Confessional, alluring music that lingers long in the memory
The Strad Issue: September 2019
Description: Confessional, alluring music that lingers long in the memory
Musicians: Finzi Quartet, Marcus Farnsworth (baritone), Robert Plane (clarinet), Ruth Bolister (oboe)
Works: FINZI Romance op.11; By Footpath and Stile op.2; Prelude; Interlude op.21; Elegy op.22; Five Bagatelles op.23
Catalogue Number: RESONUS RES10109
Beguilingly recorded in the glowing acoustics of All Saints’ Church, East Finchley in 2012, the eponymous Finzi Quartet performs with such tender feeling, alluring sonority and intuitive phrasing that it’s impossible to imagine this music better played.

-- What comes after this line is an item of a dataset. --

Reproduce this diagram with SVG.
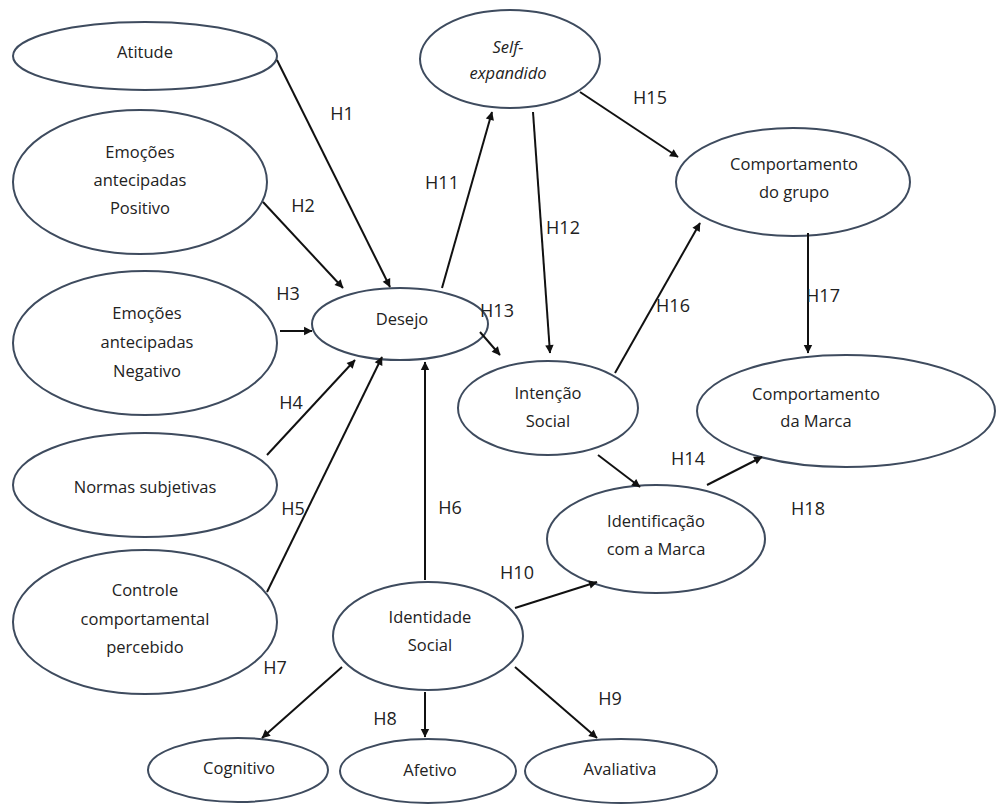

Such is the ensemble’s impeccable sense of timing that there are phrases in Christian Alexander’s transcriptions of the Prelude, op.11 Romance and op.22 Elegy that one might wish would go on for ever. Unfashionably for a composer active during the first half of the 20th century, Finzi viewed music as a confessional for his innermost thoughts and feelings, and time and again in these exemplary performances one is struck by the strange sensation of innocence and experience coexisting.

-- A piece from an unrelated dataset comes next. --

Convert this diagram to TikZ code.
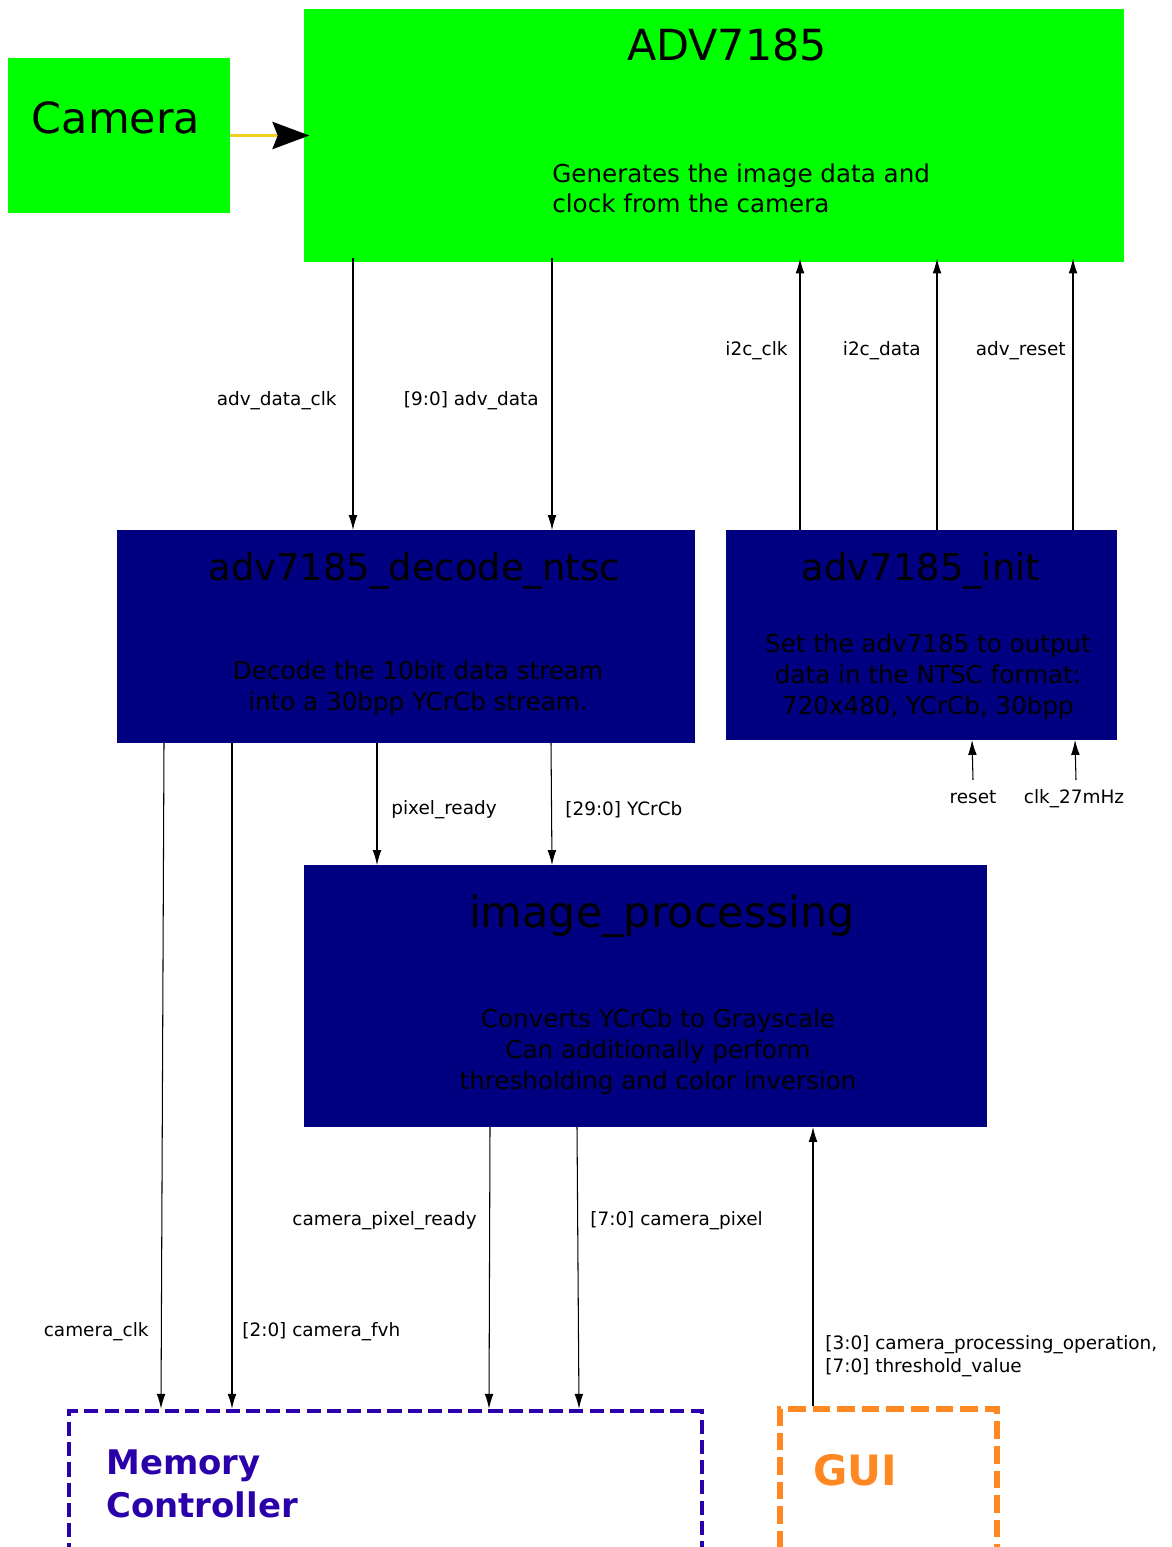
\documentclass[tikz,border=0pt]{standalone}
\usepackage{fontspec}
\setmainfont{DejaVu Sans}
\usetikzlibrary{arrows.meta}
\definecolor{advgreen}{RGB}{0,255,0}
\definecolor{modnavy}{RGB}{0,0,128}
\definecolor{memviolet}{RGB}{42,0,170}
\definecolor{guiorange}{RGB}{255,136,34}
\definecolor{camyellow}{RGB}{238,208,32}

\begin{document}
\begin{tikzpicture}[x=0.02cm, y=-0.02cm,
  block/.style={fill=#1, inner sep=0pt, outer sep=0pt},
  bigtitle/.style={inner sep=0pt, anchor=base, font=\fontsize{24.4}{29}\selectfont},
  midtitle/.style={inner sep=0pt, anchor=base, font=\fontsize{21}{25}\selectfont},
  desc/.style={inner sep=0pt, anchor=base, align=center, font=\fontsize{14}{17.4}\selectfont},
  sig/.style={-{Latex[length=8.5pt,width=5pt]}, line width=0.6pt},
  lbl/.style={inner sep=0pt, font=\fontsize{10.5}{13}\selectfont}]
\clip (0,0) rectangle (1172,1547);
% Camera and ADV7185 chip
\node[block=advgreen, minimum width=4.44cm, minimum height=3.10cm] (cam) at (119,135.5) {};
\node[bigtitle] (camT) at (116,134) {Camera};
\node[block=advgreen, minimum width=16.4cm, minimum height=5.06cm] (adv) at (714,135.5) {};
\node[bigtitle] (advT) at (727,61) {ADV7185};
\node[desc, anchor=base west, align=left] (advD) at (552,213) {Generates the image data and\\clock from the camera};
\draw[camyellow, line width=1.6pt, -{Stealth[length=21pt,width=15.5pt,inset=3pt,black]}, shorten >=-3pt] (cam) -- (adv);
% FPGA modules
\node[block=modnavy, minimum width=11.56cm, minimum height=4.26cm] (dec) at (406,636.5) {};
\node[midtitle] (decT) at (414,580) {adv7185\_decode\_ntsc};
\node[desc] (decD) at (418,710) {Decode the 10bit data stream\\into a 30bpp YCrCb stream.};
\node[block=modnavy, minimum width=7.82cm, minimum height=4.20cm] (init) at (921.5,635) {};
\node[midtitle] (initT) at (921,580) {adv7185\_init};
\node[desc] (initD) at (928,714) {Set the adv7185 to output\\data in the NTSC format:\\720x480, YCrCb, 30bpp};
\node[block=modnavy, minimum width=13.66cm, minimum height=5.24cm] (imgp) at (645.5,996) {};
\node[bigtitle] (imgpT) at (662,927) {image\_processing};
\node[desc] (imgpD) at (658,1089) {Converts YCrCb to Grayscale\\Can additionally perform\\thresholding and color inversion};
% Memory controller and GUI
\node[draw=memviolet, line width=2.6pt, dash pattern=on 8pt off 3.5pt, minimum width=12.66cm, minimum height=3.56cm, inner sep=0pt] (mem) at (385.5,1500) {};
\node[anchor=base west, align=left, inner sep=0pt, text=memviolet, font=\bfseries\fontsize{19.3}{24.4}\selectfont] (memT) at (106,1517) {Memory\\Controller};
\node[draw=guiorange, line width=3pt, dash pattern=on 10pt off 4pt, minimum width=4.34cm, minimum height=3.64cm, inner sep=0pt] (gui) at (888.5,1500) {};
\node[anchor=base west, inner sep=0pt, text=guiorange, font=\bfseries\fontsize{23.8}{28}\selectfont] (guiT) at (813,1485) {GUI};
% ADV7185 -> decoder
\draw[sig] ([yshift=2pt]adv.south -| 353,0) -- (dec.north -| 353,0);
\draw[sig] ([yshift=2pt]adv.south -| 552,0) -- (dec.north -| 552,0);
\node[lbl, anchor=base east] (lAdvClk) at (337,405) {adv\_data\_clk};
\node[lbl, anchor=base east] (lAdvData) at (539,405) {[9:0] adv\_data};
% init -> ADV7185
\foreach \x/\name/\txt/\lx in {800/lI2cClk/i2c\_clk/788, 937/lI2cData/i2c\_data/921, 1073/lAdvRst/adv\_reset/1066} {
  \draw[sig] (init.north -| \x,0) -- ([yshift=2pt]adv.south -| \x,0);
  \node[lbl, anchor=base east] (\name) at (\lx,356) {\txt};
}
% init inputs
\coordinate (rstIn) at (973,780);
\coordinate (clkIn) at (1076,780);
\draw[sig] (rstIn) -- (init.south -| 972,0);
\draw[sig] (clkIn) -- (init.south -| 1075,0);
\node[lbl, anchor=base] (lRst) at (973,803) {reset};
\node[lbl, anchor=base] (lClk) at (1074,803) {clk\_27mHz};
% decoder -> image_processing
\draw[sig] (dec.south -| 377,0) -- (imgp.north -| 377,0);
\draw[sig] (dec.south -| 551,0) -- (imgp.north -| 552,0);
\node[lbl, anchor=base west] (lPixRdy) at (391,814) {pixel\_ready};
\node[lbl, anchor=base west] (lYCrCb) at (565,815) {[29:0] YCrCb};
% decoder -> memory controller
\draw[sig] (dec.south -| 164,0) -- (mem.north -| 161,0);
\draw[sig] (dec.south -| 232,0) -- (mem.north -| 232,0);
\node[lbl, anchor=base east] (lCamClk) at (149,1336) {camera\_clk};
\node[lbl, anchor=base west] (lCamFvh) at (242,1336) {[2:0] camera\_fvh};
% image_processing -> memory controller
\draw[sig] (imgp.south -| 490,0) -- (mem.north -| 489,0);
\draw[sig] (imgp.south -| 577,0) -- (mem.north -| 579,0);
\node[lbl, anchor=base east] (lCamRdy) at (477,1225) {camera\_pixel\_ready};
\node[lbl, anchor=base west] (lCamPix) at (590,1225) {[7:0] camera\_pixel};
% GUI -> image_processing
\draw[sig] (gui.north -| 813,0) -- (imgp.south -| 813,0);
\node[lbl, anchor=base west, align=left] (lGui) at (825,1372) {[3:0] camera\_processing\_operation,\\{}[7:0] threshold\_value};
\end{tikzpicture}
\end{document}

Of the remaining works in this recital, most familiar by far are the Five Bagatelles (originally for clarinet and piano), each one a miniature gem in which Robert Plane’s immaculate intonation and golden tone blends seamlessly with the quartet’s gently pulsating accompaniments, most unforgettably in the Forlana.

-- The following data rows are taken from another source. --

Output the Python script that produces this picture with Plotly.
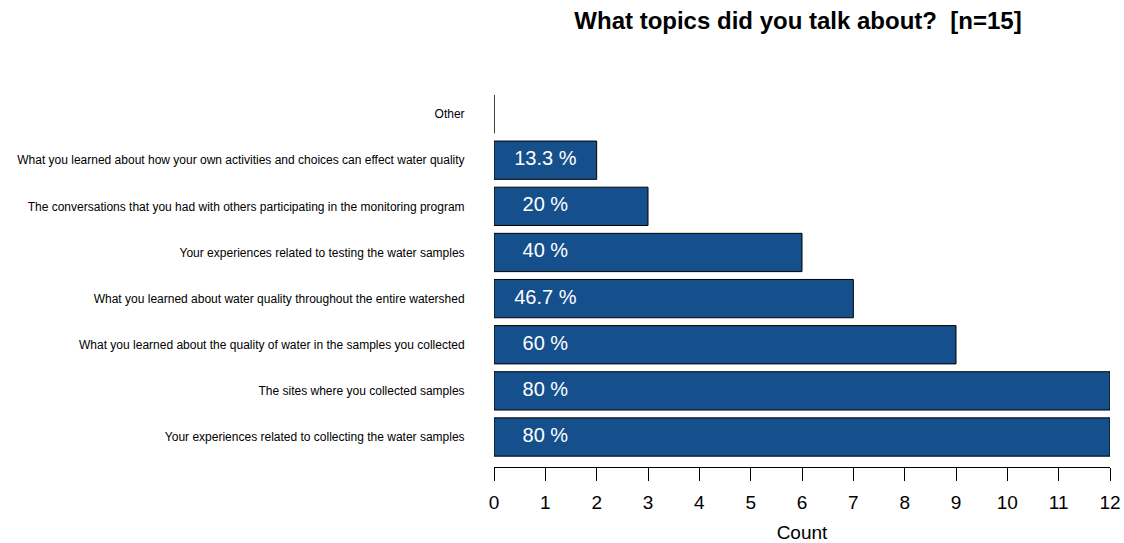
import plotly.graph_objects as go

categories = [
    "Your experiences related to collecting the water samples",
    "The sites where you collected samples",
    "What you learned about the quality of water in the samples you collected",
    "What you learned about water quality throughout the entire watershed",
    "Your experiences related to testing the water samples",
    "The conversations that you had with others participating in the monitoring program",
    "What you learned about how your own activities and choices can effect water quality",
    "Other",
]
counts = [12, 12, 9, 7, 6, 3, 2, 0]
pct_labels = ["80 %", "80 %", "60 %", "46.7 %", "40 %", "20 %", "13.3 %", ""]
x_ticks = list(range(0, 13))

W, H = 1124, 543

fig = go.Figure()
fig.add_trace(go.Bar(
    y=categories, x=counts, orientation="h",
    marker=dict(color="#15508D", line=dict(color="#000000", width=1)),
    width=0.83, hoverinfo="skip",
))
fig.add_trace(go.Scatter(
    y=categories, x=[1] * len(categories), mode="text", text=pct_labels,
    textfont=dict(color="white", size=20, family="Liberation Sans, Arial"),
    textposition="middle center", hoverinfo="skip",
))

fig.update_layout(
    width=W, height=H,
    margin=dict(l=494, r=14, t=91, b=76),
    paper_bgcolor="white", plot_bgcolor="white",
    showlegend=False,
    font=dict(family="Liberation Sans, Arial", color="black"),
    title=dict(
        text="<b>What topics did you talk about?\u00a0\u00a0[n=15]</b>",
        x=798 / W, xanchor="center",
        y=1 - 21 / H, yanchor="middle",
        font=dict(size=24, family="Liberation Sans, Arial", color="black"),
    ),
    xaxis=dict(
        range=[0, 12], tickmode="array", tickvals=x_ticks,
        ticktext=[str(v) for v in x_ticks],
        showgrid=False, zeroline=False, automargin=False,
        showline=True, linecolor="black", linewidth=1,
        ticks="outside", ticklen=13, tickcolor="black", tickwidth=1,
        ticklabelstandoff=5,
        tickfont=dict(size=19),
        title=dict(text="Count", font=dict(size=19), standoff=16),
    ),
    yaxis=dict(
        categoryorder="array", categoryarray=categories,
        range=[-0.65, 7.5], automargin=False,
        showgrid=False, zeroline=False, showline=False,
        ticks="outside", ticklen=26, tickcolor="rgba(0,0,0,0)",
        tickfont=dict(size=12),
    ),
)

fig.write_html(
    "out.html",
    config={"displayModeBar": False},
    post_script="document.body.style.margin='0';document.body.style.overflow='hidden';",
)
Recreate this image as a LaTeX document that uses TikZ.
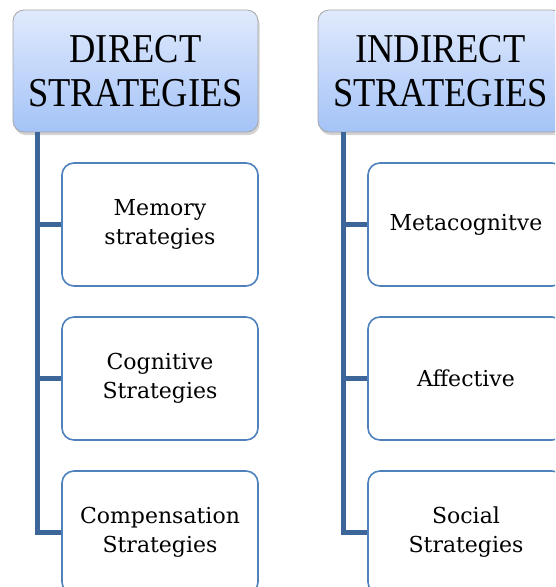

No less ravishing is Ruth Bolister’s creamy oboe in the op.21 Interlude, a haunting work that fuses sublime contentment with ominous harmonic inflections.
Gifted baritone Marcus Farnsworth joins the quartet for the early song collection By Footpath and Stile, capturing the music’s world-weary nostalgia with a gentle intensity that haunts the memory long after it has ended.